Issue 3 - Evidentiary weight of seized agreement and requirement to consider seized material in entirety when determining beneficial ownership
Legal framework: Documents seized during search may be used in proceedings under section 153C, but their contents must be construed as a whole and in context; assessment requires consideration of documentary terms together with surrounding facts and conduct to determine legal effect and beneficial ownership.
Precedent Treatment: The judgment did not cite authority but applied the principle that seized documents cannot be relied upon in a fragmented or selective manner to support a conclusion contrary to the document's overall tenor and corroborative evidence.
Interpretation and reasoning: The Tribunal criticised the lower authorities for treating the seized agreement and payments in a piecemeal fashion to impute beneficial receipt to the assessee. The agreement explicitly stated the first party acted on behalf of the named owners; the real sellers were the two owners. The Tribunal emphasised that the seized agreement must be read in entirety and that the totality of evidence (agreement terms, affidavit, conduct of handing over payments, power of attorney executed by one owner in favour of the co-owner) established that the assessee was not the beneficial owner. Accordingly, the Tribunal found the lower authorities' treatment arbitrary.
Ratio vs. Obiter: The holding that seized documents must be read in entirety and not selectively to attribute beneficial ownership to a facilitator is part of the decision's ratio.

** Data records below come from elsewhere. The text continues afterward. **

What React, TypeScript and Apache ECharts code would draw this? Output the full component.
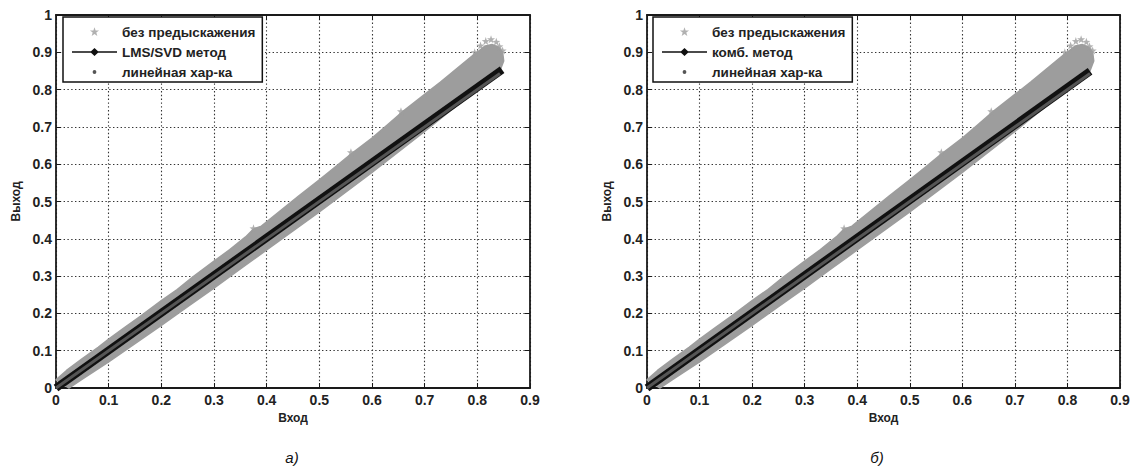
import React, { useEffect, useRef } from 'react';
import * as echarts from 'echarts';

// ---- data ----
const X_MIN = 0;
const X_MAX = 0.9;
const Y_MIN = 0;
const Y_MAX = 1;
const TICK_STEP = 0.1;

const xAxisName = 'Вход';
const yAxisName = 'Выход';
const seriesRaw = 'без предыскажения';
const seriesLinear = 'линейная хар-ка';
const methodNames = ['LMS/SVD метод', 'комб. метод'];
const captions = ['а)', 'б)'];

// upper edge of the dense gray cloud (без предыскажения), from origin to tip
const cloudUpper: number[][] = [
  [0, 0.022], [0.02, 0.047], [0.05, 0.079], [0.08, 0.109], [0.1, 0.131], [0.13, 0.162],
  [0.16, 0.192], [0.2, 0.234], [0.23, 0.264], [0.26, 0.298], [0.3, 0.34], [0.33, 0.371],
  [0.36, 0.405], [0.375, 0.426], [0.39, 0.434], [0.43, 0.48], [0.46, 0.514], [0.5, 0.558],
  [0.53, 0.592], [0.56, 0.627], [0.6, 0.67], [0.63, 0.706], [0.66, 0.743], [0.7, 0.787],
  [0.73, 0.82], [0.76, 0.855], [0.79, 0.89], [0.805, 0.906], [0.815, 0.917], [0.828, 0.921],
  [0.84, 0.914], [0.848, 0.9], [0.85, 0.877], [0.846, 0.862],
];
// lower edge of the gray cloud, from tip back to origin
const cloudLower: number[][] = [
  [0.84, 0.84], [0.8, 0.8], [0.75, 0.745], [0.7, 0.688], [0.65, 0.633], [0.6, 0.578],
  [0.55, 0.525], [0.5, 0.472], [0.45, 0.421], [0.4, 0.37], [0.35, 0.319], [0.3, 0.268],
  [0.25, 0.218], [0.2, 0.168], [0.15, 0.119], [0.1, 0.07], [0.05, 0.024], [0.025, 0],
];
// isolated stars sticking out of the cloud
const cloudStars: number[][] = [
  [0.806, 0.918], [0.816, 0.93], [0.826, 0.935], [0.836, 0.928], [0.842, 0.916],
  [0.848, 0.905], [0.795, 0.9], [0.655, 0.742], [0.56, 0.632], [0.375, 0.428],
];
// corrected characteristics (black) for each panel
const methodLines: number[][][] = [
  [[0, 0], [0.847, 0.853]],
  [[0, 0], [0.843, 0.849]],
];
// ideal linear characteristic
const linearLine: number[][] = [[0, 0], [0.843, 0.843]];

// ---- layout ----
const GRIDS = [
  { left: 56, top: 15, width: 474, height: 373 },
  { left: 647, top: 15, width: 473, height: 373 },
];
const LEGEND_POS = [
  { left: 63, top: 17 },
  { left: 653, top: 17 },
];
const CAPTION_POS = [
  { x: 292, y: 457 },
  { x: 877, y: 457 },
];

const FONT = '"Liberation Sans", Arial, sans-serif';
const GRAY = '#9d9d9d';
const BLACK = '#111111';
const DARK = '#555555';
const AXIS_COLOR = '#1a1a1a';

const CORNERS = 'M0,0h0.01v0.01h-0.01Z M45,14h-0.01v-0.01h0.01Z ';
const starIcon =
  'path://' + CORNERS +
  'M22.5,2.2L23.62,5.45L27.06,5.52L24.31,7.6L25.31,10.9L22.5,8.94L19.69,10.9L20.69,7.6L17.94,5.52L21.38,5.45Z';
const lineIcon =
  'path://' + CORNERS + 'M0,6.3H19L22.5,3L26,6.3H45V7.7H26L22.5,11L19,7.7H0Z';
const dotIcon = 'path://' + CORNERS + 'M20.6,7a1.9,1.9 0 1,0 3.8,0a1.9,1.9 0 1,0 -3.8,0Z';
const starSymbol =
  'path://M5,0L6.18,3.38L9.76,3.45L6.9,5.62L7.94,9.05L5,7L2.06,9.05L3.1,5.62L0.24,3.45L3.82,3.38Z';

function buildOption() {
  const xAxis: any[] = [];
  const yAxis: any[] = [];
  const series: any[] = [];
  const legend: any[] = [];
  const graphic: any[] = [];

  const tickStyle = { show: true, inside: true, length: 5, lineStyle: { color: AXIS_COLOR, width: 1 } };
  const axisLine = { show: true, onZero: false, lineStyle: { color: AXIS_COLOR, width: 1.8 } };
  const labelStyle = { fontFamily: FONT, fontSize: 14, fontWeight: 'bold', color: '#222' };
  const split = { show: true, lineStyle: { type: [1.4, 2.4], color: '#333', width: 1.1 } };

  GRIDS.forEach((g, i) => {
    const xb = 2 * i;
    const yb = 2 * i;
    xAxis.push({
      type: 'value', gridIndex: i, position: 'bottom', min: X_MIN, max: X_MAX, interval: TICK_STEP,
      axisLine, axisTick: tickStyle, splitLine: split,
      axisLabel: { ...labelStyle, margin: 5 },
      name: xAxisName, nameLocation: 'middle', nameGap: 24,
      nameTextStyle: { fontFamily: FONT, fontSize: 12, fontWeight: 'bold', color: '#222' },
    });
    xAxis.push({
      type: 'value', gridIndex: i, position: 'top', min: X_MIN, max: X_MAX, interval: TICK_STEP,
      axisLine, axisTick: tickStyle, splitLine: { show: false }, axisLabel: { show: false },
    });
    yAxis.push({
      type: 'value', gridIndex: i, position: 'left', min: Y_MIN, max: Y_MAX, interval: TICK_STEP,
      axisLine, axisTick: tickStyle, splitLine: split,
      axisLabel: { ...labelStyle, margin: 4 },
      name: yAxisName, nameLocation: 'middle', nameGap: 34,
      nameTextStyle: { fontFamily: FONT, fontSize: 12, fontWeight: 'bold', color: '#222' },
    });
    yAxis.push({
      type: 'value', gridIndex: i, position: 'right', min: Y_MIN, max: Y_MAX, interval: TICK_STEP,
      axisLine, axisTick: tickStyle, splitLine: { show: false }, axisLabel: { show: false },
    });

    const polygonData = cloudUpper.concat(cloudLower);
    series.push({
      type: 'custom', name: 'cloud-' + i, xAxisIndex: xb, yAxisIndex: yb, silent: true, z: 2,
      data: [[0, 0]],
      renderItem: (_p: any, api: any) => ({
        type: 'polygon',
        shape: { points: polygonData.map((p) => api.coord(p)) },
        style: { fill: GRAY, stroke: GRAY, lineWidth: 1.5, lineJoin: 'round' },
      }),
    });
    series.push({
      type: 'scatter', name: seriesRaw, xAxisIndex: xb, yAxisIndex: yb, z: 2,
      symbol: starSymbol, symbolSize: 8, itemStyle: { color: GRAY },
      data: cloudStars, silent: true,
    });
    series.push({
      type: 'line', name: methodNames[i], xAxisIndex: xb, yAxisIndex: yb, z: 3,
      symbol: 'diamond', showSymbol: false, silent: true,
      lineStyle: { color: BLACK, width: 8, cap: 'butt' }, itemStyle: { color: BLACK },
      data: methodLines[i],
    });
    series.push({
      type: 'line', name: seriesLinear, xAxisIndex: xb, yAxisIndex: yb, z: 4,
      symbol: 'circle', showSymbol: false, silent: true,
      lineStyle: { color: DARK, width: 3, cap: 'butt' }, itemStyle: { color: DARK },
      data: linearLine,
    });

    legend.push({
      orient: 'vertical', left: LEGEND_POS[i].left, top: LEGEND_POS[i].top,
      itemWidth: 45, itemHeight: 14, itemGap: 6, padding: [8, 7, 3, 9],
      backgroundColor: '#ffffff', borderColor: BLACK, borderWidth: 1.5, borderRadius: 0,
      selectedMode: false, z: 10,
      itemStyle: { borderWidth: 0 },
      textStyle: { fontFamily: FONT, fontSize: 13.5, fontWeight: 'bold', color: '#222', lineHeight: 14 },
      data: [
        { name: seriesRaw, icon: starIcon },
        { name: methodNames[i], icon: lineIcon },
        { name: seriesLinear, icon: dotIcon },
      ],
    });

    graphic.push({
      type: 'text', x: CAPTION_POS[i].x, y: CAPTION_POS[i].y,
      style: {
        text: captions[i], fontFamily: FONT, fontSize: 15, fontStyle: 'italic',
        fill: '#111', align: 'center', verticalAlign: 'middle',
      },
    });
  });

  return {
    animation: false,
    backgroundColor: '#ffffff',
    grid: GRIDS.map((g) => ({ ...g, containLabel: false })),
    xAxis, yAxis, series, legend, graphic,
  };
}

export default function App() {
  const ref = useRef<HTMLDivElement>(null);
  useEffect(() => {
    if (!ref.current) return;
    const chart = echarts.init(ref.current, undefined, { renderer: 'svg' });
    chart.setOption(buildOption() as any);
    return () => chart.dispose();
  }, []);
  return (
    <div
      ref={ref}
      style={{ position: 'fixed', left: 0, top: 0, width: 1136, height: 471, background: '#fff' }}
    />
  );
}
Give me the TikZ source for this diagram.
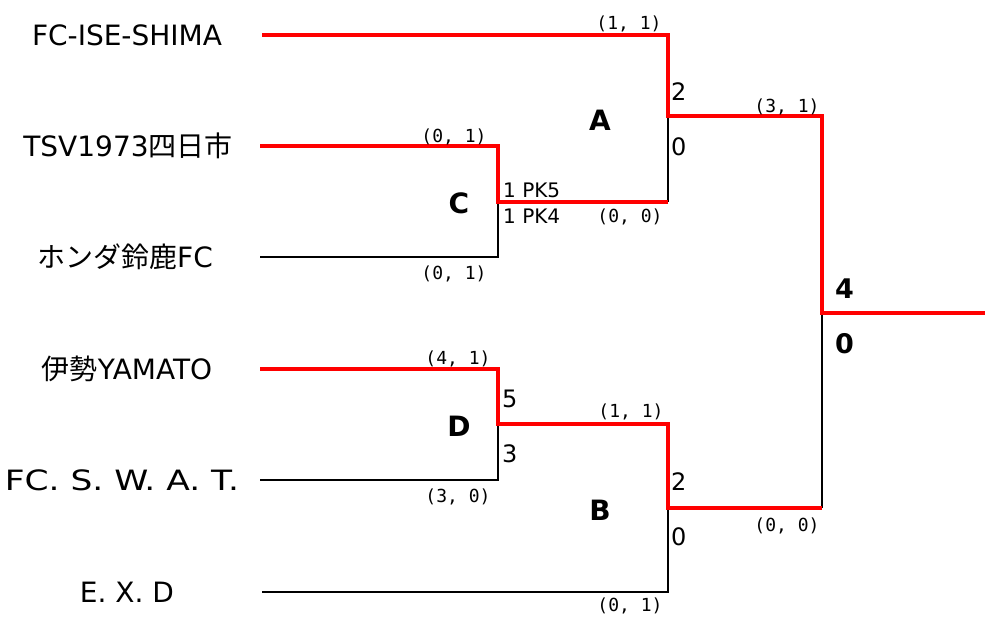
\documentclass[tikz,border=0pt]{standalone}
\usepackage{fontspec}
\setmainfont{DejaVu Sans}
\newfontfamily\jp{Noto Sans CJK JP}
\newfontfamily\mono{DejaVu Sans Mono}
\begin{document}
\begin{tikzpicture}[x=1pt,y=-1pt]

\tikzstyle{team}=[font=\fontsize{28}{28}\selectfont, inner sep=0pt, anchor=base]
\tikzstyle{goals}=[font=\mono\fontsize{18}{18}\selectfont, inner sep=0pt, anchor=base]
\tikzstyle{score}=[font=\fontsize{24}{24}\selectfont, inner sep=0pt, anchor=base west]
\tikzstyle{pk}=[score, font=\fontsize{20}{20}\selectfont]
\tikzstyle{final}=[score, font=\fontsize{27}{27}\selectfont\bfseries]
\tikzstyle{game}=[font=\fontsize{28}{28}\selectfont\bfseries, inner sep=0pt, anchor=base]
\tikzstyle{loser}=[draw=black, line width=1.8pt]
\tikzstyle{winner}=[draw=red, line width=4pt]

\useasboundingbox (0,0) rectangle (985,619);

\node[team] (iseshima) at (127,45) {FC-ISE-SHIMA};
\node[team] (yokkaichi) at (128,156) {TSV1973{\jp 四日市}};
\node[team] (suzuka) at (125,267) {{\jp ホンダ鈴鹿}FC};
\node[team] (yamato) at (127,379) {{\jp 伊勢}YAMATO};
\node[team] (swat) at (122,490) {\scalebox{1.23}[1]{FC. S. W. A. T.}};
\node[team] (exd) at (127,602) {E. X. D};

\coordinate (e1) at (262,35);
\coordinate (e2) at (260,146);
\coordinate (e3) at (260,257);
\coordinate (e4) at (260,369);
\coordinate (e5) at (260,480);
\coordinate (e6) at (262,592);
\coordinate (c) at (498,202);
\coordinate (a) at (668,116);
\coordinate (d) at (498,424);
\coordinate (b) at (668,508);
\coordinate (f) at (822,313);
\coordinate (champ) at (985,313);

\draw[loser] (e3) -| (c);
\draw[loser] (e5) -| (d);
\draw[loser] (e6) -| (b);
\draw[loser] (c -| a) -- (a);
\draw[loser] (b -| f) -- (f);

\draw[winner] (e1) -| (a) -| (f) -- (champ);
\draw[winner] (e2) -| (c) -- (c -| a);
\draw[winner] (e4) -| (d) -| (b) -- (b -| f);

\node[game] (gameA) at (600,130) {A};
\node[game] (gameB) at (600,520) {B};
\node[game] (gameC) at (459,213) {C};
\node[game] (gameD) at (459,436) {D};

\node[goals] (h1) at (629,29) {(1, 1)};
\node[goals] (h2) at (454,142) {(0, 1)};
\node[goals] (h3) at (454,279) {(0, 1)};
\node[goals] (h4) at (458,364) {(4, 1)};
\node[goals] (h5) at (458,502) {(3, 0)};
\node[goals] (h6) at (630,611) {(0, 1)};
\node[goals] (hc) at (630,222) {(0, 0)};
\node[goals] (hd) at (631,417) {(1, 1)};
\node[goals] (ha) at (787,112) {(3, 1)};
\node[goals] (hb) at (787,531) {(0, 0)};

\node[score] (sa1) at (671,100) {2};
\node[score] (sa2) at (671,155) {0};
\node[score] (sb1) at (671,490) {2};
\node[score] (sb2) at (671,545) {0};
\node[pk] (sc1) at (503,197) {1 PK5};
\node[pk] (sc2) at (503,223) {1 PK4};
\node[score] (sd1) at (502,407) {5};
\node[score] (sd2) at (502,462) {3};
\node[final] (sf1) at (835,298) {4};
\node[final] (sf2) at (835,353) {0};

\end{tikzpicture}
\end{document}
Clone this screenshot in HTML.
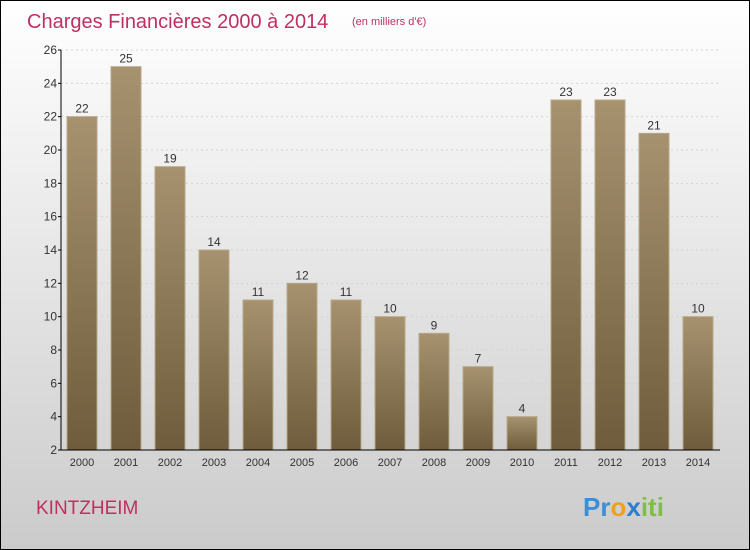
<!DOCTYPE html>
<html><head><meta charset="utf-8"><style>
body{margin:0;width:750px;height:550px;overflow:hidden;font-family:"Liberation Sans",sans-serif}
#wrap{position:absolute;left:0;top:0;width:748px;height:548px;border:1px solid #000;background:linear-gradient(#ffffff,#cbcbcb)}
</style></head><body>
<div id="wrap">
<svg id="chart" width="750" height="550" style="position:absolute;left:-1px;top:-1px">
<defs><linearGradient id="bg" x1="0" y1="0" x2="0" y2="1"><stop offset="0" stop-color="#a6926f"/><stop offset="1" stop-color="#6e5c3c"/></linearGradient></defs>
<text x="27" y="28" font-size="20" fill="#c0305e">Charges Financières 2000 à 2014</text>
<text x="352" y="25" font-size="11" fill="#c0305e">(en milliers d'€)</text>
<text x="36" y="514" font-size="19" fill="#c0305e">KINTZHEIM</text>
<text x="583" y="516" font-size="26" font-weight="bold"><tspan fill="#3a8fd6">Pr</tspan><tspan fill="#f0a020">o</tspan><tspan fill="#2b7fd0">x</tspan><tspan fill="#80c040">iti</tspan></text>
<g id="grid"></g><g id="bars"></g><g id="axes"></g>
</svg></div>
<script>
const categories=["2000","2001","2002","2003","2004","2005","2006","2007","2008","2009","2010","2011","2012","2013","2014"];
const values=[22,25,19,14,11,12,11,10,9,7,4,23,23,21,10];
const yTicks=[2,4,6,8,10,12,14,16,18,20,22,24,26];
const ns="http://www.w3.org/2000/svg";
const y0=450,y1=50,vmin=2,vmax=26,xLeft=61,x0=82,step=44,bw=30;
const Y=v=>y0-(v-vmin)*(y0-y1)/(vmax-vmin);
const X=i=>x0+i*step;
function mk(t,a,p){const e=document.createElementNS(ns,t);for(const k in a)e.setAttribute(k,a[k]);p.appendChild(e);return e;}
const grid=document.getElementById('grid'),bars=document.getElementById('bars'),axes=document.getElementById('axes');
yTicks.forEach(v=>{
 if(v>vmin){const g=mk('line',{x1:xLeft,x2:720,y1:Y(v),y2:Y(v),stroke:'#d4d4d4','stroke-dasharray':'2,3'},grid);
 
 }
 mk('line',{x1:xLeft-3,x2:xLeft,y1:Y(v),y2:Y(v),stroke:'#000'},axes);
 const t=mk('text',{x:xLeft-4,y:Y(v)+4,'font-size':12,'text-anchor':'end',fill:'#333'},axes);t.textContent=v;
 
 
});
values.forEach((v,i)=>{
 const r=mk('rect',{x:X(i)-bw/2,y:Y(v),width:bw,height:y0-Y(v),fill:'url(#bg)',stroke:'#b8a888','stroke-width':1},bars);
 
 
 const t=mk('text',{x:X(i),y:Y(v)-4,'font-size':12,'text-anchor':'middle',fill:'#333'},bars);t.textContent=v;
 
 
 const c=mk('text',{x:X(i),y:466,'font-size':11,'text-anchor':'middle',fill:'#333'},axes);c.textContent=categories[i];
 
 
});
const ya=mk('line',{x1:xLeft,x2:xLeft,y1:y1,y2:y0,stroke:'#000'},axes);


const xa=mk('line',{x1:xLeft,x2:720,y1:y0,y2:y0,stroke:'#000'},axes);


</script>
</body></html>
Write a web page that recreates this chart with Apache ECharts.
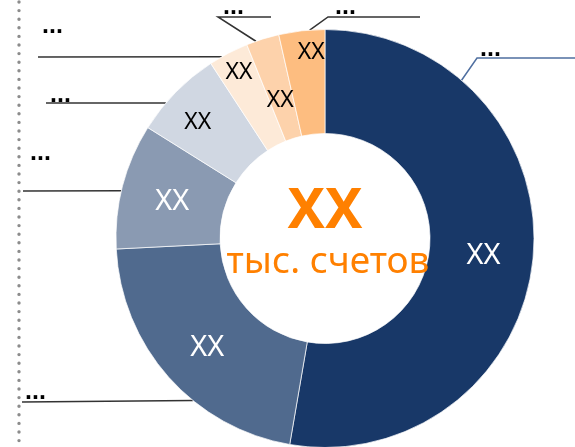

Conclusions: Considering the seized agreement as a whole together with supporting evidence, the Tribunal held that the assessee was merely a conduit/agent and that the addition under section 56 based on selective reading of seized material was arbitrary and unsustainable.
Cross-reference: The Tribunal's treatment of Issues 2 and 3 are interlinked - the substantive conclusion on non-taxability under section 56 rests on the holistic interpretation of the seized agreement and corroborative facts showing onward disposition of funds to the true owners.